During installation, the field for entering commands was already populated with something that was highlighted. I took this to be “examples” of how commands should be entered, but now I’m wondering if they were essential Porteus Kiosk setup commands that should not have been deleted?

In the field it says:

dunstify -u low ‘command test’

Whatever it is it was deleted last install, because it was highlighted and got overwritten when typing in ./startYACY.sh which I’m assuming was necessary, as it is impossible to run commands once the kiosk is started as far as I know, which isn’t very far.

Some info here seems to suggest this is just an example intended for deletion:


Here I go again.

Sorry, somehow I missed this.

They might not.

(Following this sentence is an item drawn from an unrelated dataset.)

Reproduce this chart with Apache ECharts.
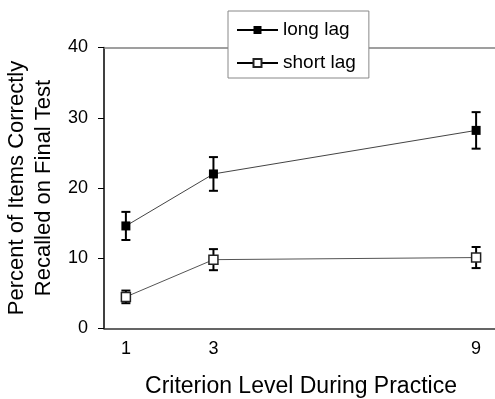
<!DOCTYPE html>
<html>
<head>
<meta charset="utf-8">
<script src="https://cdn.jsdelivr.net/npm/echarts@6/dist/echarts.min.js"></script>
<style>
html,body{margin:0;padding:0;background:#fff;}
#c{width:495px;height:399px;}
</style>
</head>
<body>
<div id="c"></div>
<script>
// ---- data ----
const criterion = [1, 3, 9];
const xTickLabels = [1, 3, 9];
const longLagMean = [14.6, 22.0, 28.2];
const longLagErr = [2.0, 2.4, 2.6];
const shortLagMean = [4.5, 9.8, 10.1];
const shortLagErr = [0.9, 1.5, 1.5];
const yTicks = [0, 10, 20, 30, 40];

const FONT = 'Liberation Sans, Arial, Helvetica, sans-serif';

function errData(mean, err) {
  return criterion.map((x, i) => [x, mean[i] - err[i], mean[i] + err[i]]);
}
function errRender(params, api) {
  const x = api.value(0), lo = api.value(1), hi = api.value(2);
  const pT = api.coord([x, hi]), pB = api.coord([x, lo]);
  const w = 4.5;
  const st = { stroke: '#000', lineWidth: 2 };
  return {
    type: 'group',
    children: [
      { type: 'line', shape: { x1: pT[0], y1: pT[1], x2: pB[0], y2: pB[1] }, style: st },
      { type: 'line', shape: { x1: pT[0] - w, y1: pT[1], x2: pT[0] + w, y2: pT[1] }, style: st },
      { type: 'line', shape: { x1: pB[0] - w, y1: pB[1], x2: pB[0] + w, y2: pB[1] }, style: st }
    ]
  };
}

const chart = echarts.init(document.getElementById('c'), null, { renderer: 'canvas' });
chart.setOption({
  animation: false,
  backgroundColor: '#fff',
  textStyle: { fontFamily: FONT },
  grid: { left: 104, top: 47.5, width: 394, height: 281, outerBoundsMode: 'none', containLabel: false },
  legend: {
    data: ['long lag', 'short lag'],
    orient: 'vertical',
    left: 228,
    top: 11,
    padding: [9, 13, 5, 8],
    itemGap: 13,
    itemWidth: 41,
    itemHeight: 10,
    backgroundColor: '#fff',
    borderColor: '#888',
    borderWidth: 1,
    borderRadius: 0,
    lineStyle: { width: 2, color: '#000' },
    textStyle: { fontSize: 19, color: '#000', fontFamily: FONT, lineHeight: 20 },
    z: 10
  },
  xAxis: [{
    type: 'value',
    min: 0.5,
    max: 9.5,
    interval: 0.5,
    name: 'Criterion Level During Practice',
    nameLocation: 'middle',
    nameGap: 47,
    nameTextStyle: { fontSize: 23, color: '#000', fontFamily: FONT },
    axisLine: { show: true, lineStyle: { color: '#333', width: 1.5 } },
    axisTick: { show: false },
    splitLine: { show: false },
    axisLabel: {
      fontSize: 18, color: '#000', margin: 12, fontFamily: FONT,
      formatter: v => (xTickLabels.indexOf(v) >= 0 ? String(v) : '')
    }
  }, {
    type: 'value',
    position: 'top',
    min: 0.5,
    max: 9.5,
    axisLine: { show: true, lineStyle: { color: '#808080', width: 1.5 } },
    axisTick: { show: false },
    axisLabel: { show: false },
    splitLine: { show: false }
  }],
  yAxis: {
    type: 'value',
    min: yTicks[0],
    max: yTicks[yTicks.length - 1],
    interval: 10,
    name: 'Percent of Items Correctly\nRecalled on Final Test',
    nameLocation: 'middle',
    nameGap: 44,
    nameTextStyle: { fontSize: 22, color: '#000', fontFamily: FONT, lineHeight: 26.6 },
    axisLine: { show: true, lineStyle: { color: '#000', width: 1.5 } },
    axisTick: { show: true, inside: false, length: 6, lineStyle: { color: '#000', width: 1 } },
    splitLine: { show: false },
    axisLabel: { fontSize: 18, color: '#000', margin: 16, fontFamily: FONT }
  },
  series: [
    {
      type: 'custom',
      name: 'long err',
      renderItem: errRender,
      encode: { x: 0, y: [1, 2] },
      data: errData(longLagMean, longLagErr),
      z: 1
    },
    {
      type: 'custom',
      name: 'short err',
      renderItem: errRender,
      encode: { x: 0, y: [1, 2] },
      data: errData(shortLagMean, shortLagErr),
      z: 1
    },
    {
      type: 'line',
      name: 'long lag',
      data: criterion.map((x, i) => [x, longLagMean[i]]),
      symbol: 'rect',
      symbolSize: 9,
      lineStyle: { color: '#444', width: 1 },
      itemStyle: { color: '#000', borderColor: '#000', borderWidth: 0 },
      z: 3
    },
    {
      type: 'line',
      name: 'short lag',
      data: criterion.map((x, i) => [x, shortLagMean[i]]),
      symbol: 'rect',
      symbolSize: 9,
      lineStyle: { color: '#555', width: 1 },
      itemStyle: { color: '#fff', borderColor: '#222', borderWidth: 1.5 },
      z: 3
    }
  ]
});
</script>
</body>
</html>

But it would be there, with some “splash page” to look at.

Why do people pay for advertising on diner paper place mats?

Why do they have TV’s in laundromats? Magazines in waiting rooms?

When people are sitting around with nothing better to do, just waiting to be served a meal, waiting for the clothes to dry, waiting for an appointment, if there is a tablet/kiosk displaying anything remotely interesting they may take a look out of curiosity.

Also, the content would be something new and unusual that could capture attention. And mostly it would be oriented towards the needs and interests of the local community. The local community will be involved in creating the content. More a local community communications hub.

It would be just a website that they could also access through their phone, but the kiosk would also serve as a kind of community bulletin board, such as are found in various locations where people can post public announcements, business cards, advertise rooms for rent, put up pictures of lost pets etc.

These kind of things do not automatically pop up on people’s phones, they would have to know about it and navigate to it, whereas a kiosk can be set to a specific page, be made to rotate through various pages.

I got frustrated with the difficulty of trying to set up a splash page / kiosk / website and do text editing, control panel access etc. etc. on a crippled browser / OS.

Also, I don’t know how long it might take me to learn or get used to the porteus package management.

I tried SLAX as an OS that is designed to run on a USB drive with persistence.

Technically I guess, YaCy on a Flash drive and YaCy on a Kiosk are two different topics, or two different projects, but I guess I’m killing two birds with one stone.

The links above are working again. This time I set an admin password. All seems to be running well on SLAX, so far.

Screenshots taken from the YaCy-SLAX install.

The normal YaCy installation procedure worked on SLAX via the terminal, ecept it was not necessary to type sudo, for whatever reason i dont know.

apt-get update
dpkg --configure -a
apt-get install -y openjdk-8-jre-headless
wget https://download.yacy.net/yacy_v1.924_20201214_10042.tar.gz
tar xfz yacy_v1.924_20201214_10042.tar.gz
cd yacy

Did some minor customization to the interface:


all running from a USB drive.

I still need to reboot to see if persistent storage is actually working properly.